**The exercise:**
Please print exactly the lines below, from the start of the material up to and including the line with "var yTicks = [0, 5, 10, 15, 20];", but none of the pictures.

**Dataset excerpt:**

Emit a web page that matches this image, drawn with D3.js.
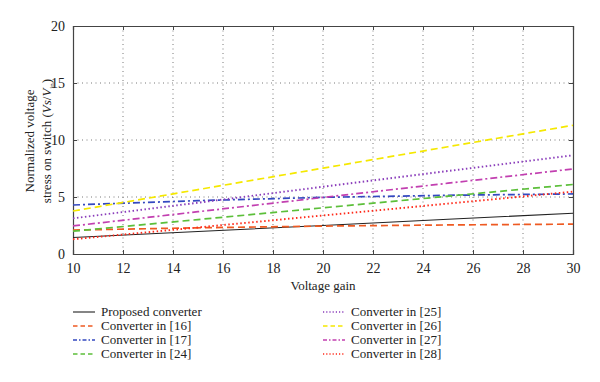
<!DOCTYPE html>
<html lang="en">
<head>
  <meta charset="UTF-8">
  <title>Voltage stress vs gain</title>
  <script src="https://d3js.org/d3.v7.min.js"></script>
  <style>
    body { margin: 0; background: #fff; }
    svg text { font-family: "Liberation Serif", "Times New Roman", Times, "DejaVu Serif", serif; fill: #222; }
  </style>
</head>
<body>
<script>
// voltage gain samples
var gains = [10, 15, 20, 25, 30];

var seriesNames = ["Proposed converter", "Converter in [16]", "Converter in [17]", "Converter in [24]",
                   "Converter in [25]", "Converter in [26]", "Converter in [27]", "Converter in [28]"];

var proposed = [1.45, 1.98, 2.5, 3.05, 3.58];
var conv16 = [2.1, 2.3, 2.45, 2.55, 2.62];
var conv17 = [4.3, 4.68, 4.97, 5.15, 5.27];
var conv24 = [2.0, 3.02, 4.05, 5.07, 6.1];
var conv25 = [3.13, 4.5, 5.9, 7.28, 8.66];
var conv26 = [3.77, 5.65, 7.53, 9.41, 11.29];
var conv27 = [2.46, 3.71, 4.96, 6.21, 7.46];
var conv28 = [1.29, 2.33, 3.38, 4.42, 5.47];

var xTicks = [10, 12, 14, 16, 18, 20, 22, 24, 26, 28, 30];
var yTicks = [0, 5, 10, 15, 20];

var styles = [
  {color: "#222222", dash: null, w: 1.1, leg: null},
  {color: "#ee5a22", dash: "7,4", w: 1.7, leg: "4.5,3"},
  {color: "#3348c0", dash: "7,3,2,3", w: 1.7, leg: "4,2,1.5,2"},
  {color: "#5cbf3a", dash: "7,4", w: 1.7, leg: "4.5,3"},
  {color: "#8a3dbb", dash: "1.5,2.5", w: 1.9, leg: "1.2,2"},
  {color: "#f5e800", dash: "7,4", w: 1.7, leg: "4.5,3"},
  {color: "#c23fb0", dash: "7,3,2,3", w: 1.7, leg: "4,2,1.5,2"},
  {color: "#ff2a1a", dash: "1.5,2.5", w: 1.9, leg: "1.2,2"}
];

var allSeries = [proposed, conv16, conv17, conv24, conv25, conv26, conv27, conv28];

var width = 600, height = 382,
    margin = {top: 26, right: 27, bottom: 128, left: 73};
var w = width - margin.left - margin.right,
    h = height - margin.top - margin.bottom;

var svg = d3.select("body").append("svg")
    .attr("width", width)
    .attr("height", height);
var g = svg.append("g").attr("transform", "translate(" + margin.left + "," + margin.top + ")");

var x = d3.scaleLinear().domain([10, 30]).range([0, w]);
var y = d3.scaleLinear().domain([0, 20]).range([h, 0]);

// grid
g.append("g").selectAll("line").data(xTicks.slice(1, -1)).enter().append("line")
    .attr("x1", d => x(d)).attr("x2", d => x(d))
    .attr("y1", 0).attr("y2", h)
    .attr("stroke", "#555").attr("stroke-width", 0.8).attr("stroke-dasharray", "1,3.5");
g.append("g").selectAll("line").data(yTicks.slice(1, -1)).enter().append("line")
    .attr("y1", d => y(d)).attr("y2", d => y(d))
    .attr("x1", 0).attr("x2", w)
    .attr("stroke", "#555").attr("stroke-width", 0.8).attr("stroke-dasharray", "1,3.5");

// axes
var xAxis = g.append("g").attr("transform", "translate(0," + h + ")")
    .call(d3.axisBottom(x).tickValues(xTicks).tickSize(-4).tickPadding(9));
var yAxis = g.append("g")
    .call(d3.axisLeft(y).tickValues(yTicks).tickSize(-4).tickPadding(8));
var xTop = g.append("g").call(d3.axisTop(x).tickValues(xTicks).tickSize(-4).tickFormat(""));
var yRight = g.append("g").attr("transform", "translate(" + w + ",0)")
    .call(d3.axisRight(y).tickValues(yTicks).tickSize(-4).tickFormat(""));
[xAxis, yAxis, xTop, yRight].forEach(function(a) {
  a.attr("font-family", null).attr("font-size", null);
  a.select(".domain").attr("stroke", "#444").attr("stroke-width", 1.2);
  a.selectAll(".tick line").attr("stroke", "#444");
  a.selectAll(".tick text").style("font-size", "14px").attr("fill", "#222");
});

// lines
var line = d3.line().x((d, i) => x(gains[i])).y(d => y(d));
allSeries.forEach(function(s, i) {
  g.append("path").datum(s)
    .attr("d", line)
    .attr("fill", "none")
    .attr("stroke", styles[i].color)
    .attr("stroke-width", styles[i].w)
    .attr("stroke-dasharray", styles[i].dash);
});

// axis titles
svg.append("text")
    .attr("x", margin.left + w / 2).attr("y", 290)
    .attr("text-anchor", "middle").style("font-size", "13px")
    .text("Voltage gain");

var yl = svg.append("g").attr("transform", "translate(34,141) rotate(-90)");
yl.append("text").attr("text-anchor", "middle").style("font-size", "13px")
    .text("Normalized voltage");
var t2 = yl.append("text").attr("y", 17).attr("text-anchor", "middle").style("font-size", "13px");
t2.append("tspan").text("stress on switch (");
t2.append("tspan").style("font-style", "italic").text("Vs");
t2.append("tspan").text("/");
t2.append("tspan").style("font-style", "italic").text("V");
t2.append("tspan").attr("dy", 3).style("font-size", "7px").text("in");
t2.append("tspan").attr("dy", -3).text(")");

// legend
var legend = svg.append("g");
seriesNames.forEach(function(name, i) {
  var col = Math.floor(i / 4), row = i % 4;
  var lx = col === 0 ? 73 : 323, ly = 312 + row * 14;
  legend.append("line")
    .attr("x1", lx).attr("x2", lx + 22)
    .attr("y1", ly).attr("y2", ly)
    .attr("stroke", styles[i].color)
    .attr("stroke-width", i === 0 ? 1.1 : 1.4)
    .attr("stroke-dasharray", styles[i].leg);
  legend.append("text")
    .attr("x", lx + 28).attr("y", ly + 4)
    .style("font-size", "13px")
    .text(name);
});
</script>
</body>
</html>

**Response for this exercise:**
Emit a web page that matches this image, drawn with D3.js.
<!DOCTYPE html>
<html lang="en">
<head>
  <meta charset="UTF-8">
  <title>Voltage stress vs gain</title>
  <script src="https://d3js.org/d3.v7.min.js"></script>
  <style>
    body { margin: 0; background: #fff; }
    svg text { font-family: "Liberation Serif", "Times New Roman", Times, "DejaVu Serif", serif; fill: #222; }
  </style>
</head>
<body>
<script>
// voltage gain samples
var gains = [10, 15, 20, 25, 30];

var seriesNames = ["Proposed converter", "Converter in [16]", "Converter in [17]", "Converter in [24]",
                   "Converter in [25]", "Converter in [26]", "Converter in [27]", "Converter in [28]"];

var proposed = [1.45, 1.98, 2.5, 3.05, 3.58];
var conv16 = [2.1, 2.3, 2.45, 2.55, 2.62];
var conv17 = [4.3, 4.68, 4.97, 5.15, 5.27];
var conv24 = [2.0, 3.02, 4.05, 5.07, 6.1];
var conv25 = [3.13, 4.5, 5.9, 7.28, 8.66];
var conv26 = [3.77, 5.65, 7.53, 9.41, 11.29];
var conv27 = [2.46, 3.71, 4.96, 6.21, 7.46];
var conv28 = [1.29, 2.33, 3.38, 4.42, 5.47];

var xTicks = [10, 12, 14, 16, 18, 20, 22, 24, 26, 28, 30];
var yTicks = [0, 5, 10, 15, 20];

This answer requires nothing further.